Maryland’s 1st Congressional District, which includes the Eastern Shore and is represented by Republican Rep. Andy Harris, was one of the closely watched districts, as observers looked to see whether Democrats in control of the Maryland General Assembly would redraw it in an effort to oust the state’s lone GOP congressman.

The map approved by the panel would bring some of Harris’ district across the Chesapeake Bay into Anne Arundel County and into an area with more Democrats. However, it does not go as far as another proposed map, which would have extended the district even further into Anne Arundel and cut out Cecil County.

The map also keeps the 4th and 7th Congressional Districts majority-minority districts. The 5th Congressional District in southern Maryland would have a plurality of Black residents, which more accurately reflects the changing demographics of southern Maryland, particularly in Charles County, said Senate President Bill Ferguson, a Baltimore Democrat who is a member of the commission.

The 6th Congressional District in western Maryland will have more of Frederick County than the current map, and the 8th Congressional District will include the inner beltway areas in the suburbs of the nation’s capital in Montgomery County, while uniting Carroll and Frederick counties better than the current map, Luedtke said.

The map will be submitted to the Maryland General Assembly, which is scheduled to hold a special session starting Dec. 6 to consider it.

This redistricting cycle in Maryland is unusual, because the state has a Republican governor for the first time during the redistricting process.

Gov.
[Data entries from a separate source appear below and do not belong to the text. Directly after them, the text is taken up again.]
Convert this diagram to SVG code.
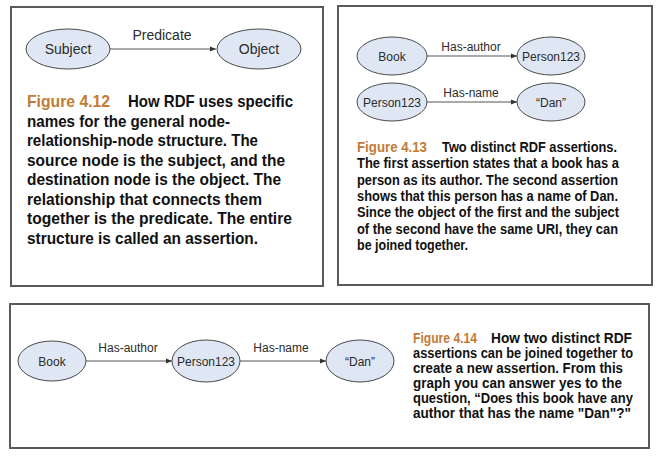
<svg xmlns="http://www.w3.org/2000/svg" width="661" height="457" viewBox="0 0 661 457">
<style>
.frame{fill:#fff;stroke:#5a5a5a;stroke-width:2}
.node ellipse{fill:#dfe7f4;stroke:#4a4a4a;stroke-width:1}
.lbl{font-family:"Liberation Sans",Arial,sans-serif;fill:#2b2b2b;text-anchor:middle}
.edge{stroke:#555;stroke-width:1.2;fill:none;marker-end:url(#ah)}
.cap{font-family:"Liberation Sans",Arial,sans-serif;font-weight:bold;fill:#111}
.fig{fill:#c27b36}
</style>
<defs>
<marker id="ah" viewBox="0 0 10 10" refX="10" refY="5" markerWidth="6" markerHeight="6" markerUnits="userSpaceOnUse" orient="auto">
<path d="M0,1 L10,5 L0,9 z" fill="#333"/>
</marker>
</defs>
<rect width="661" height="457" fill="#fff"/>
<rect class="frame" x="11" y="7" width="312" height="279"/>
<rect class="frame" x="338" y="6" width="314" height="279"/>
<rect class="frame" x="10" y="304" width="639" height="144"/>

<g id="connectors">
<line class="edge" x1="110" y1="49" x2="216" y2="49"/>
<line class="edge" x1="427" y1="56" x2="517" y2="56"/>
<line class="edge" x1="427" y1="102" x2="517" y2="102"/>
<line class="edge" x1="86" y1="361" x2="172" y2="361"/>
<line class="edge" x1="240" y1="361" x2="326" y2="361"/>
<text class="lbl" x="162" y="40" font-size="14">Predicate</text>
<text class="lbl" x="471" y="51" font-size="12">Has-author</text>
<text class="lbl" x="471" y="97" font-size="12">Has-name</text>
<text class="lbl" x="128" y="352" font-size="12">Has-author</text>
<text class="lbl" x="281" y="352" font-size="12">Has-name</text>
</g>

<g id="n-subject" class="node"><ellipse cx="68" cy="49" rx="42" ry="20"/><text class="lbl" x="68" y="54" font-size="14">Subject</text></g>
<g id="n-object" class="node"><ellipse cx="259" cy="49" rx="42" ry="20"/><text class="lbl" x="259" y="54" font-size="14">Object</text></g>

<g id="n-book1" class="node"><ellipse cx="392" cy="56" rx="35" ry="19"/><text class="lbl" x="392" y="60.5" font-size="12">Book</text></g>
<g id="n-person1" class="node"><ellipse cx="551" cy="56" rx="34" ry="19"/><text class="lbl" x="551" y="60.5" font-size="12">Person123</text></g>
<g id="n-person2" class="node"><ellipse cx="392" cy="102" rx="35" ry="19"/><text class="lbl" x="392" y="106.5" font-size="12">Person123</text></g>
<g id="n-dan1" class="node"><ellipse cx="551" cy="102" rx="34" ry="19"/><text class="lbl" x="551" y="106.5" font-size="12">“Dan”</text></g>

<g id="n-book2" class="node"><ellipse cx="52" cy="361" rx="34" ry="20"/><text class="lbl" x="52" y="365.5" font-size="12">Book</text></g>
<g id="n-person3" class="node"><ellipse cx="206" cy="361" rx="34" ry="21"/><text class="lbl" x="206" y="365.5" font-size="12">Person123</text></g>
<g id="n-dan2" class="node"><ellipse cx="360" cy="361" rx="34" ry="21"/><text class="lbl" x="360" y="365.5" font-size="12">“Dan”</text></g>

<g id="caption-412" class="cap" font-size="16.5">
<text x="27" y="107"><tspan class="fig" textLength="83" lengthAdjust="spacingAndGlyphs">Figure 4.12</tspan></text>
<text x="128" y="107" textLength="165" lengthAdjust="spacingAndGlyphs">How RDF uses specific</text>
<text x="27" y="126.5" textLength="203" lengthAdjust="spacingAndGlyphs">names for the general node-</text>
<text x="27" y="146" textLength="231" lengthAdjust="spacingAndGlyphs">relationship-node structure. The</text>
<text x="27" y="165.5" textLength="258" lengthAdjust="spacingAndGlyphs">source node is the subject, and the</text>
<text x="27" y="185" textLength="254" lengthAdjust="spacingAndGlyphs">destination node is the object. The</text>
<text x="27" y="204.5" textLength="235" lengthAdjust="spacingAndGlyphs">relationship that connects them</text>
<text x="27" y="224" textLength="265" lengthAdjust="spacingAndGlyphs">together is the predicate. The entire</text>
<text x="27" y="243.5" textLength="231" lengthAdjust="spacingAndGlyphs">structure is called an assertion.</text>
</g>

<g id="caption-413" class="cap" font-size="14">
<text x="357" y="152"><tspan class="fig" textLength="70" lengthAdjust="spacingAndGlyphs">Figure 4.13</tspan></text>
<text x="442" y="152" textLength="175" lengthAdjust="spacingAndGlyphs">Two distinct RDF assertions.</text>
<text x="357" y="168.3" textLength="262" lengthAdjust="spacingAndGlyphs">The first assertion states that a book has a</text>
<text x="357" y="184.6" textLength="261" lengthAdjust="spacingAndGlyphs">person as its author. The second assertion</text>
<text x="357" y="201" textLength="261" lengthAdjust="spacingAndGlyphs">shows that this person has a name of Dan.</text>
<text x="357" y="217.3" textLength="262" lengthAdjust="spacingAndGlyphs">Since the object of the first and the subject</text>
<text x="357" y="233.6" textLength="261" lengthAdjust="spacingAndGlyphs">of the second have the same URI, they can</text>
<text x="357" y="250" textLength="111" lengthAdjust="spacingAndGlyphs">be joined together.</text>
</g>

<g id="caption-414" class="cap" font-size="14.3">
<text x="413" y="342.5"><tspan class="fig" textLength="64" lengthAdjust="spacingAndGlyphs">Figure 4.14</tspan></text>
<text x="491" y="342.5" textLength="141" lengthAdjust="spacingAndGlyphs">How two distinct RDF</text>
<text x="413" y="357.7" textLength="220" lengthAdjust="spacingAndGlyphs">assertions can be joined together to</text>
<text x="413" y="372.8" textLength="210" lengthAdjust="spacingAndGlyphs">create a new assertion. From this</text>
<text x="413" y="388" textLength="209" lengthAdjust="spacingAndGlyphs">graph you can answer yes to the</text>
<text x="413" y="403" textLength="220" lengthAdjust="spacingAndGlyphs">question, “Does this book have any</text>
<text x="413" y="418.2" textLength="218" lengthAdjust="spacingAndGlyphs">author that has the name "Dan"?"</text>
</g>
</svg>
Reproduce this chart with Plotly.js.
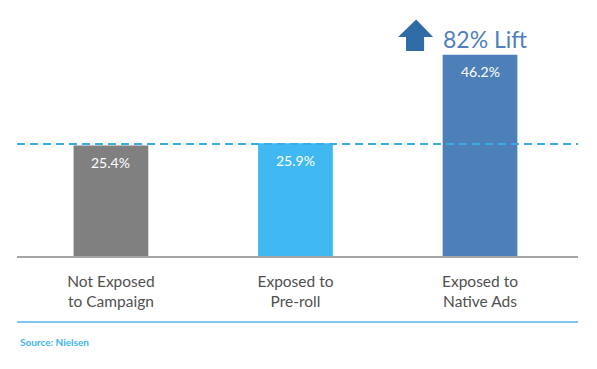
<!DOCTYPE html>
<html>
<head>
<meta charset="utf-8">
<script src="https://cdn.plot.ly/plotly-3.0.1.min.js"></script>
<style>html,body{margin:0;padding:0;background:#fff;}#chart{width:597px;height:369px;}</style>
</head>
<body>
<div id="chart"></div>
<script>
const categories = ["Not Exposed<br>to Campaign", "Exposed to<br>Pre-roll", "Exposed to<br>Native Ads"];
const values = [25.4, 25.9, 46.2];
const valueLabels = ["25.4%", "25.9%", "46.2%"];
const barColors = ["#808080", "#40b9f2", "#4d7fb8"];
const referenceLevel = 25.7;
const liftLabel = "82% Lift";
const sourceText = "Source: Nielsen";

const xs = categories.map((c, i) => i);

const trace = {
  type: "bar",
  x: xs,
  y: values,
  width: 0.405,
  marker: {color: barColors, line: {width: 0}},
  hoverinfo: "none"
};

const valueAnnotations = values.map((v, i) => ({
  xref: "x", yref: "y", x: xs[i], y: v, yshift: -17, yanchor: "middle",
  text: valueLabels[i], showarrow: false,
  font: {family: "Lato, 'Open Sans', sans-serif", size: 14, color: "#ffffff"}
}));

const layout = {
  width: 597,
  height: 369,
  margin: {l: 17, r: 19, t: 17, b: 113},
  paper_bgcolor: "#ffffff",
  plot_bgcolor: "#ffffff",
  showlegend: false,
  font: {family: "Lato, 'Open Sans', sans-serif"},
  xaxis: {
    range: [-0.509, 2.531],
    tickvals: xs,
    ticktext: categories,
    ticks: "",
    ticklabelstandoff: 10,
    showgrid: false,
    zeroline: false,
    showline: true,
    linecolor: "#a6a6a6",
    linewidth: 2,
    tickfont: {family: "Lato, 'Open Sans', sans-serif", size: 15.5, color: "#505050"},
    fixedrange: true
  },
  yaxis: {
    range: [0, 54.9],
    visible: false,
    showgrid: false,
    zeroline: false,
    fixedrange: true
  },
  shapes: [
    {type: "line", xref: "paper", yref: "y", x0: 0, x1: 1, y0: referenceLevel, y1: referenceLevel,
     line: {color: "#3aaae3", width: 2, dash: "8px,5px"}, layer: "above"},
    {type: "line", xref: "paper", yref: "paper", x0: 0, x1: 1, y0: -0.276, y1: -0.276,
     line: {color: "#7cc8ee", width: 2}},
    {type: "path", xref: "x", yref: "y",
     path: "M 1.556 50.3 L 1.654 54.3 L 1.746 50.3 L 1.697 50.3 L 1.697 47.1 L 1.599 47.1 L 1.599 50.3 Z",
     fillcolor: "#2f6ca6", line: {width: 0}}
  ],
  annotations: valueAnnotations.concat([
    {xref: "x", yref: "y", x: 2.025, y: 49.9, text: liftLabel, showarrow: false,
     font: {family: "Lato, 'Open Sans', sans-serif", size: 23, color: "#4f81bd"}},
    {xref: "paper", yref: "paper", x: 0.002, y: -0.36, xanchor: "left", yanchor: "middle",
     text: sourceText, showarrow: false,
     font: {family: "Lato, 'Open Sans', sans-serif", size: 10, weight: 700, color: "#3db4ee"}}
  ])
};

Plotly.newPlot("chart", [trace], layout, {displayModeBar: false, staticPlot: true});
</script>
</body>
</html>
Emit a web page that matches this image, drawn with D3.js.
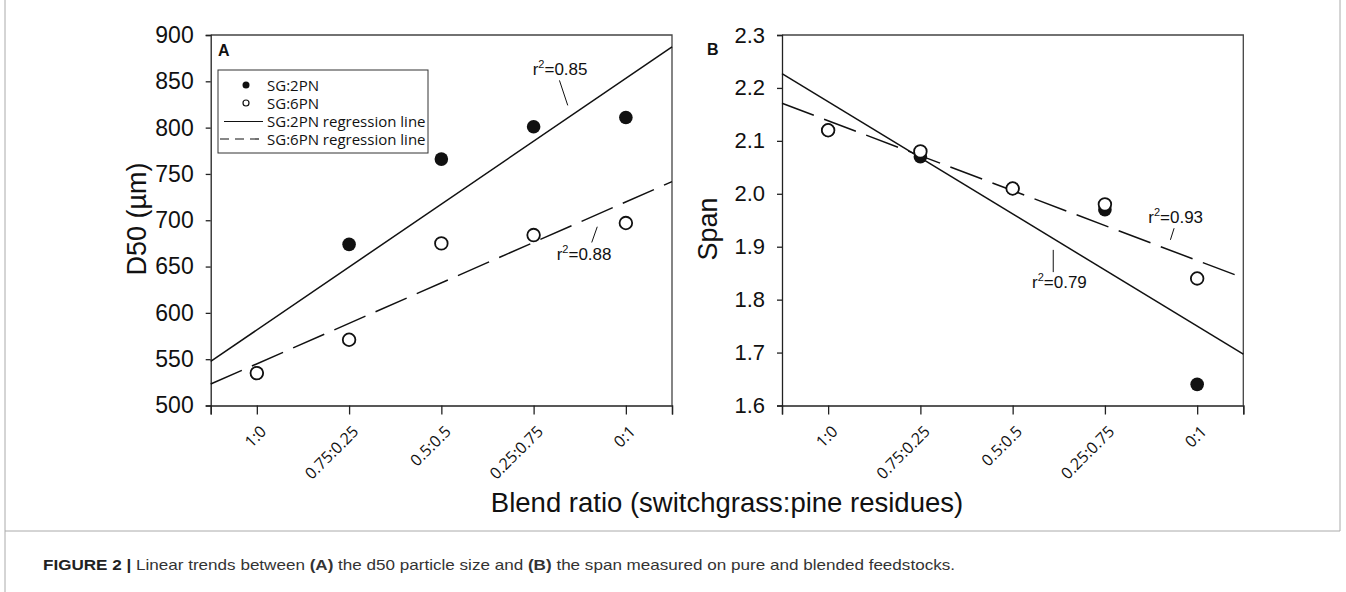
<!DOCTYPE html>
<html><head><meta charset="utf-8">
<script src="https://cdn.jsdelivr.net/npm/d3@7"></script>
<style>body{margin:0;background:#fff;} svg{display:block;}</style>
</head><body><svg id="c" width="1346" height="592"></svg>
<script>
// ---------- data ----------
const categories = ["1:0", "0.75:0.25", "0.5:0.5", "0.25:0.75", "0:1"];
const d50_SG2PN = [535, 674, 766, 801, 811];
const d50_SG6PN = [535, 571, 675, 684, 697];
const span_SG2PN = [2.12, 2.07, 2.01, 1.97, 1.64];
const span_SG6PN = [2.12, 2.08, 2.01, 1.98, 1.84];
const d50Ticks = [500, 550, 600, 650, 700, 750, 800, 850, 900];
const spanTicks = [1.6, 1.7, 1.8, 1.9, 2.0, 2.1, 2.2, 2.3];
const seriesNames = ["SG:2PN", "SG:6PN", "SG:2PN regression line", "SG:6PN regression line"];
const r2A = ["0.85", "0.88"];
const r2B = ["0.79", "0.93"];

const svg = d3.select("#c");
const FONT = "'Liberation Sans', Arial, sans-serif";
const LFONT = "'Open Sans', sans-serif";

// figure frame
svg.append("line").attr("x1", 5).attr("y1", 0).attr("x2", 5).attr("y2", 592).attr("stroke", "#aaa");
svg.append("line").attr("x1", 5).attr("y1", 531).attr("x2", 1340).attr("y2", 531).attr("stroke", "#aaa");
svg.append("line").attr("x1", 1340).attr("y1", 0).attr("x2", 1340).attr("y2", 531).attr("stroke", "#aaa");

function regression(ys) {
  const xs = ys.map((_, i) => i);
  const mx = d3.mean(xs), my = d3.mean(ys);
  const b = d3.sum(xs, (x, i) => (x - mx) * (ys[i] - my)) / d3.sum(xs, x => (x - mx) ** 2);
  return x => my + b * (x - mx);
}

function panel(o) {
  const x = d3.scaleLinear().domain([-0.5, 4.5]).range([o.left, o.right]);
  const y = d3.scaleLinear().domain(o.yDomain).range([o.bottom, o.top]);
  const g = svg.append("g");

  // top & right border
  g.append("path").attr("d", `M${o.left},${o.top}H${o.right}V${o.bottom}`)
    .attr("fill", "none").attr("stroke", "#444").attr("stroke-width", 1.3);

  // y axis
  const ya = g.append("g").attr("transform", `translate(${o.left},0)`)
    .call(d3.axisLeft(y).tickValues(o.yTicks).tickSize(5).tickPadding(12).tickFormat(o.fmt));
  ya.select(".domain").attr("stroke", "#222").attr("stroke-width", 1.3);
  ya.selectAll(".tick line").attr("stroke", "#222").attr("stroke-width", 1.3);
  ya.selectAll("text").attr("font-family", FONT).attr("font-size", o.tickFs).attr("fill", "#111");

  // x axis
  const xa = g.append("g").attr("transform", `translate(0,${o.bottom})`)
    .call(d3.axisBottom(x).tickValues([-0.5, 0, 1, 2, 3, 4, 4.5]).tickSize(9)
      .tickFormat(d => Number.isInteger(d) ? categories[d] : ""));
  xa.select(".domain").attr("stroke", "#222").attr("stroke-width", 1.3);
  xa.selectAll(".tick line").attr("stroke", "#222").attr("stroke-width", 1.3);
  xa.selectAll("text").attr("font-family", LFONT).attr("font-size", 16).attr("fill", "#111")
    .attr("text-anchor", "end").attr("x", 0).attr("y", 0).attr("dy", 0)
    .attr("transform", "translate(10,27) rotate(-45)");

  // regression lines
  const f1 = regression(o.s1), f2 = regression(o.s2);
  const dom = x.domain();
  g.append("line").attr("x1", x(dom[0])).attr("y1", y(f1(dom[0]))).attr("x2", x(dom[1])).attr("y2", y(f1(dom[1])))
    .attr("stroke", "#111").attr("stroke-width", 1.5);
  g.append("line").attr("x1", x(dom[0])).attr("y1", y(f2(dom[0]))).attr("x2", x(dom[1])).attr("y2", y(f2(dom[1])))
    .attr("stroke", "#111").attr("stroke-width", 1.5).attr("stroke-dasharray", "34,11");

  // points
  g.selectAll(".f").data(o.s1).join("circle").attr("cx", (d, i) => x(i)).attr("cy", d => y(d))
    .attr("r", 6.8).attr("fill", "#111");
  g.selectAll(".o").data(o.s2).join("circle").attr("cx", (d, i) => x(i)).attr("cy", d => y(d))
    .attr("r", 6.3).attr("fill", "#fff").attr("stroke", "#111").attr("stroke-width", 1.8);

  // annotations
  o.ann.forEach(a => {
    const t = g.append("text").attr("x", x(a.tx)).attr("y", y(a.ty))
      .attr("font-family", FONT).attr("font-size", 17).attr("fill", "#111");
    t.append("tspan").text("r");
    t.append("tspan").text("2").attr("font-size", 11).attr("dy", -7);
    t.append("tspan").text("=" + a.r2).attr("dy", 7);
    g.append("line").attr("x1", x(a.l[0][0])).attr("y1", y(a.l[0][1]))
      .attr("x2", x(a.l[1][0])).attr("y2", y(a.l[1][1])).attr("stroke", "#111").attr("stroke-width", 1);
  });

  // panel letter
  g.append("text").attr("x", o.letterX).attr("y", o.letterY).text(o.letter)
    .attr("font-family", FONT).attr("font-weight", "bold").attr("font-size", 16).attr("fill", "#111");

  // y title
  g.append("text").attr("transform", `translate(${o.titleX},${o.titleY}) rotate(-90)`)
    .attr("text-anchor", "middle").attr("font-family", FONT).attr("font-size", 27).attr("fill", "#111")
    .text(o.title);
  return {x, y, g};
}

const A = panel({
  left: 210.7, right: 672, top: 35, bottom: 405.5,
  yDomain: [500, 900], yTicks: d50Ticks, fmt: d3.format("d"), tickFs: 23,
  s1: d50_SG2PN, s2: d50_SG6PN,
  ann: [
    {r2: r2A[0], tx: 2.99, ty: 857, l: [[3.28, 851], [3.37, 824]]},
    {r2: r2A[1], tx: 3.25, ty: 657, l: [[3.69, 693], [3.63, 676]]}
  ],
  letter: "A", letterX: 218, letterY: 56,
  title: "D50 (µm)", titleX: 146, titleY: 219
});

const B = panel({
  left: 782, right: 1243.3, top: 35, bottom: 405.5,
  yDomain: [1.6, 2.3], yTicks: spanTicks, fmt: d3.format(".1f"), tickFs: 22,
  s1: span_SG2PN, s2: span_SG6PN,
  ann: [
    {r2: r2B[0], tx: 2.21, ty: 1.822, l: [[2.44, 1.894], [2.44, 1.852]]},
    {r2: r2B[1], tx: 3.47, ty: 1.945, l: [[3.75, 1.935], [3.71, 1.913]]}
  ],
  letter: "B", letterX: 707, letterY: 55,
  title: "Span", titleX: 717, titleY: 229
});

// legend in panel A
const lg = svg.append("g").attr("transform", "translate(218,70)");
lg.append("rect").attr("width", 210).attr("height", 83).attr("fill", "#fff").attr("stroke", "#333").attr("stroke-width", 1);
const rowY = [15, 33, 51.5, 69];
lg.append("circle").attr("cx", 28).attr("cy", rowY[0]).attr("r", 3.5).attr("fill", "#111");
lg.append("circle").attr("cx", 28).attr("cy", rowY[1]).attr("r", 3).attr("fill", "#fff").attr("stroke", "#111").attr("stroke-width", 1.2);
lg.append("line").attr("x1", 6).attr("x2", 45).attr("y1", rowY[2]).attr("y2", rowY[2]).attr("stroke", "#111").attr("stroke-width", 1.2);
lg.append("line").attr("x1", 2).attr("x2", 45).attr("y1", rowY[3]).attr("y2", rowY[3]).attr("stroke", "#111").attr("stroke-width", 1.2).attr("stroke-dasharray", "9,6");
lg.selectAll("text.l").data(seriesNames).join("text").attr("x", 49).attr("y", (d, i) => rowY[i] + 5.5)
  .attr("font-family", LFONT).attr("font-size", 15).attr("fill", "#111").text(d => d);

// x title
svg.append("text").attr("x", 727).attr("y", 512).attr("text-anchor", "middle")
  .attr("font-family", FONT).attr("font-size", 27.5).attr("fill", "#111")
  .text("Blend ratio (switchgrass:pine residues)");

// caption
const cap = svg.append("text").attr("x", 43).attr("y", 570)
  .attr("font-family", "'Liberation Sans Narrow', 'Liberation Sans', Arial, sans-serif")
  .attr("font-size", 15).attr("fill", "#333")
  .attr("textLength", 912).attr("lengthAdjust", "spacingAndGlyphs");
cap.append("tspan").attr("font-weight", "bold").attr("fill", "#222").text("FIGURE 2 | ");
cap.append("tspan").text("Linear trends between ");
cap.append("tspan").attr("font-weight", "bold").text("(A)");
cap.append("tspan").text(" the d50 particle size and ");
cap.append("tspan").attr("font-weight", "bold").text("(B)");
cap.append("tspan").text(" the span measured on pure and blended feedstocks.");
</script></body></html>
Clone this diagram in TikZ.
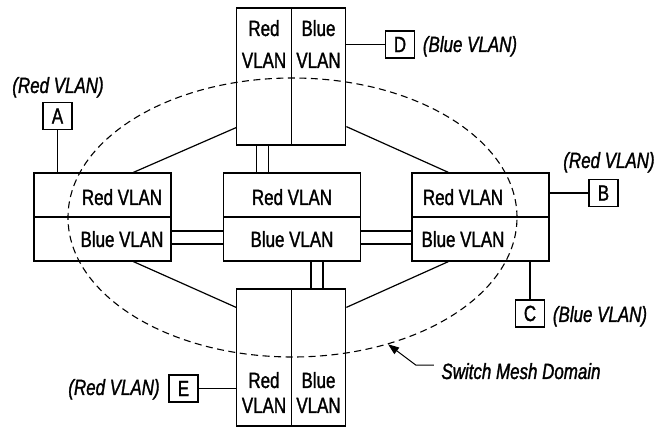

Larry Hogan, who has long been critic of partisan redistricting, appointed a separate commission with nine members, including three Democrats, three Republicans and three independents. Hogan is submitting that commission’s proposed map to the Maryland General Assembly.

While Hogan can veto whatever map is approved by state lawmakers, the legislature holds a veto-proof majority and would have the votes to override the governor’s veto.